▶ _Goal_: Set down each line of the data below exactly as it stands, dropping the pictures.
....................
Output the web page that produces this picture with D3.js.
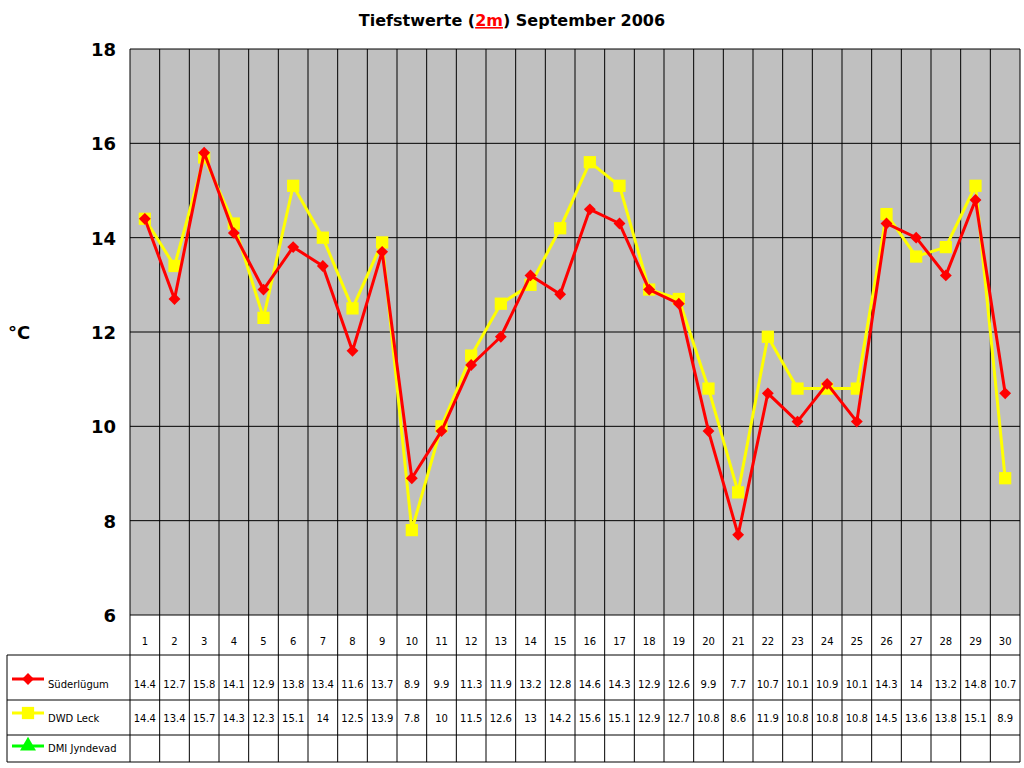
<!DOCTYPE html>
<html><head><meta charset="utf-8">
<script src="https://cdn.jsdelivr.net/npm/d3@7"></script>
<style>body{margin:0;background:#fff}text{font-family:Verdana,"DejaVu Sans",sans-serif}</style>
</head><body>
<svg width="1024" height="768"></svg>
<script>
const days = d3.range(1, 31);
const suederluegum = [14.4,12.7,15.8,14.1,12.9,13.8,13.4,11.6,13.7,8.9,9.9,11.3,11.9,13.2,12.8,14.6,14.3,12.9,12.6,9.9,7.7,10.7,10.1,10.9,10.1,14.3,14,13.2,14.8,10.7];
const dwdLeck = [14.4,13.4,15.7,14.3,12.3,15.1,14,12.5,13.9,7.8,10,11.5,12.6,13,14.2,15.6,15.1,12.9,12.7,10.8,8.6,11.9,10.8,10.8,10.8,14.5,13.6,13.8,15.1,8.9];
const yTicks = [6,8,10,12,14,16,18];
const series = [
  {name:"Süderlügum", values:suederluegum, color:"#ff0000", shape:d3.symbolSquare, rot:45, size:70},
  {name:"DWD Leck", values:dwdLeck, color:"#ffff00", shape:d3.symbolSquare, rot:0, size:150},
  {name:"DMI Jyndevad", values:[], color:"#00ff00", shape:d3.symbolTriangle, rot:0, size:110}
];

const svg = d3.select("svg");
const L = 130, R = 1020, T = 49, B = 615;
const x = d3.scaleBand().domain(days).range([L, R]);
const y = d3.scaleLinear().domain([6, 18]).range([B, T]);

// title
const title = svg.append("text").attr("x", 512).attr("y", 26).attr("text-anchor", "middle")
  .attr("font-size", 16).attr("font-weight", "bold");
title.append("tspan").text("Tiefstwerte (");
title.append("tspan").text("2m").attr("fill", "#ff0000").attr("text-decoration", "underline");
title.append("tspan").text(") September 2006");

svg.append("rect").attr("x", L).attr("y", T).attr("width", R - L).attr("height", B - T).attr("fill", "#c0c0c0");

// grid
svg.append("g").selectAll("line").data(yTicks).join("line")
  .attr("x1", L).attr("x2", R).attr("y1", d => y(d)).attr("y2", d => y(d)).attr("stroke", "#000");
svg.append("g").selectAll("line").data(days.concat([31])).join("line")
  .attr("x1", d => d === 31 ? R : x(d)).attr("x2", d => d === 31 ? R : x(d))
  .attr("y1", T).attr("y2", 762).attr("stroke", "#000");

svg.append("g").selectAll("text").data(yTicks).join("text")
  .attr("x", 116).attr("y", d => y(d) + 7).attr("text-anchor", "end")
  .attr("font-size", 18).attr("font-weight", "bold").text(d => d);
svg.append("text").attr("x", 8).attr("y", 339).attr("font-size", 18).attr("font-weight", "bold").text("°C");

// table
const rows = [655, 700, 735, 762];
svg.append("g").selectAll("line").data(rows).join("line")
  .attr("x1", 7).attr("x2", R).attr("y1", d => d).attr("y2", d => d).attr("stroke", "#000");
svg.append("line").attr("x1", 7).attr("x2", 7).attr("y1", 655).attr("y2", 762).attr("stroke", "#000");
svg.append("g").selectAll("text").data(days).join("text")
  .attr("x", d => x(d) + x.bandwidth() / 2).attr("y", 645).attr("text-anchor", "middle")
  .attr("font-size", 10).text(d => d);

const cx = d => x(d) + x.bandwidth() / 2;
const line = d3.line().x((v, i) => cx(days[i])).y(v => y(v));

series.forEach((s, k) => {
  const ry = [688, 722, 752][k];
  const ly = [679, 713, 746][k];
  svg.append("line").attr("x1", 12).attr("x2", 44).attr("y1", ly).attr("y2", ly)
    .attr("stroke", s.color).attr("stroke-width", 3);
  svg.append("path").attr("d", d3.symbol(s.shape, s.size)()).attr("transform", `translate(28,${ly}) rotate(${s.rot})`)
    .attr("fill", s.color);
  svg.append("text").attr("x", 48).attr("y", ry).attr("font-size", 10).text(s.name);
  svg.append("g").selectAll("text").data(s.values).join("text")
    .attr("x", (v, i) => cx(days[i])).attr("y", ry).attr("text-anchor", "middle")
    .attr("font-size", 10).text(v => v);
});

// series lines, Süderlügum drawn on top
[series[1], series[0]].forEach(s => {
  svg.append("path").datum(s.values).attr("d", line).attr("fill", "none")
    .attr("stroke", s.color).attr("stroke-width", 3);
  svg.append("g").selectAll("path").data(s.values).join("path")
    .attr("d", d3.symbol(s.shape, s.size)())
    .attr("transform", (v, i) => `translate(${cx(days[i])},${y(v)}) rotate(${s.rot})`)
    .attr("fill", s.color);
});
</script>
</body></html>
....................
▶ _Reply_:
Output the web page that produces this picture with D3.js.
<!DOCTYPE html>
<html><head><meta charset="utf-8">
<script src="https://cdn.jsdelivr.net/npm/d3@7"></script>
<style>body{margin:0;background:#fff}text{font-family:Verdana,"DejaVu Sans",sans-serif}</style>
</head><body>
<svg width="1024" height="768"></svg>
<script>
const days = d3.range(1, 31);
const suederluegum = [14.4,12.7,15.8,14.1,12.9,13.8,13.4,11.6,13.7,8.9,9.9,11.3,11.9,13.2,12.8,14.6,14.3,12.9,12.6,9.9,7.7,10.7,10.1,10.9,10.1,14.3,14,13.2,14.8,10.7];
const dwdLeck = [14.4,13.4,15.7,14.3,12.3,15.1,14,12.5,13.9,7.8,10,11.5,12.6,13,14.2,15.6,15.1,12.9,12.7,10.8,8.6,11.9,10.8,10.8,10.8,14.5,13.6,13.8,15.1,8.9];
const yTicks = [6,8,10,12,14,16,18];
const series = [
  {name:"Süderlügum", values:suederluegum, color:"#ff0000", shape:d3.symbolSquare, rot:45, size:70},
  {name:"DWD Leck", values:dwdLeck, color:"#ffff00", shape:d3.symbolSquare, rot:0, size:150},
  {name:"DMI Jyndevad", values:[], color:"#00ff00", shape:d3.symbolTriangle, rot:0, size:110}
];

const svg = d3.select("svg");
const L = 130, R = 1020, T = 49, B = 615;
const x = d3.scaleBand().domain(days).range([L, R]);
const y = d3.scaleLinear().domain([6, 18]).range([B, T]);

// title
const title = svg.append("text").attr("x", 512).attr("y", 26).attr("text-anchor", "middle")
  .attr("font-size", 16).attr("font-weight", "bold");
title.append("tspan").text("Tiefstwerte (");
title.append("tspan").text("2m").attr("fill", "#ff0000").attr("text-decoration", "underline");
title.append("tspan").text(") September 2006");

svg.append("rect").attr("x", L).attr("y", T).attr("width", R - L).attr("height", B - T).attr("fill", "#c0c0c0");

// grid
svg.append("g").selectAll("line").data(yTicks).join("line")
  .attr("x1", L).attr("x2", R).attr("y1", d => y(d)).attr("y2", d => y(d)).attr("stroke", "#000");
svg.append("g").selectAll("line").data(days.concat([31])).join("line")
  .attr("x1", d => d === 31 ? R : x(d)).attr("x2", d => d === 31 ? R : x(d))
  .attr("y1", T).attr("y2", 762).attr("stroke", "#000");

svg.append("g").selectAll("text").data(yTicks).join("text")
  .attr("x", 116).attr("y", d => y(d) + 7).attr("text-anchor", "end")
  .attr("font-size", 18).attr("font-weight", "bold").text(d => d);
svg.append("text").attr("x", 8).attr("y", 339).attr("font-size", 18).attr("font-weight", "bold").text("°C");

// table
const rows = [655, 700, 735, 762];
svg.append("g").selectAll("line").data(rows).join("line")
  .attr("x1", 7).attr("x2", R).attr("y1", d => d).attr("y2", d => d).attr("stroke", "#000");
svg.append("line").attr("x1", 7).attr("x2", 7).attr("y1", 655).attr("y2", 762).attr("stroke", "#000");
svg.append("g").selectAll("text").data(days).join("text")
  .attr("x", d => x(d) + x.bandwidth() / 2).attr("y", 645).attr("text-anchor", "middle")
  .attr("font-size", 10).text(d => d);

const cx = d => x(d) + x.bandwidth() / 2;
const line = d3.line().x((v, i) => cx(days[i])).y(v => y(v));

series.forEach((s, k) => {
  const ry = [688, 722, 752][k];
  const ly = [679, 713, 746][k];
  svg.append("line").attr("x1", 12).attr("x2", 44).attr("y1", ly).attr("y2", ly)
    .attr("stroke", s.color).attr("stroke-width", 3);
  svg.append("path").attr("d", d3.symbol(s.shape, s.size)()).attr("transform", `translate(28,${ly}) rotate(${s.rot})`)
    .attr("fill", s.color);
  svg.append("text").attr("x", 48).attr("y", ry).attr("font-size", 10).text(s.name);
  svg.append("g").selectAll("text").data(s.values).join("text")
    .attr("x", (v, i) => cx(days[i])).attr("y", ry).attr("text-anchor", "middle")
    .attr("font-size", 10).text(v => v);
});

// series lines, Süderlügum drawn on top
[series[1], series[0]].forEach(s => {
  svg.append("path").datum(s.values).attr("d", line).attr("fill", "none")
    .attr("stroke", s.color).attr("stroke-width", 3);
  svg.append("g").selectAll("path").data(s.values).join("path")
    .attr("d", d3.symbol(s.shape, s.size)())
    .attr("transform", (v, i) => `translate(${cx(days[i])},${y(v)}) rotate(${s.rot})`)
    .attr("fill", s.color);
});
</script>
</body></html>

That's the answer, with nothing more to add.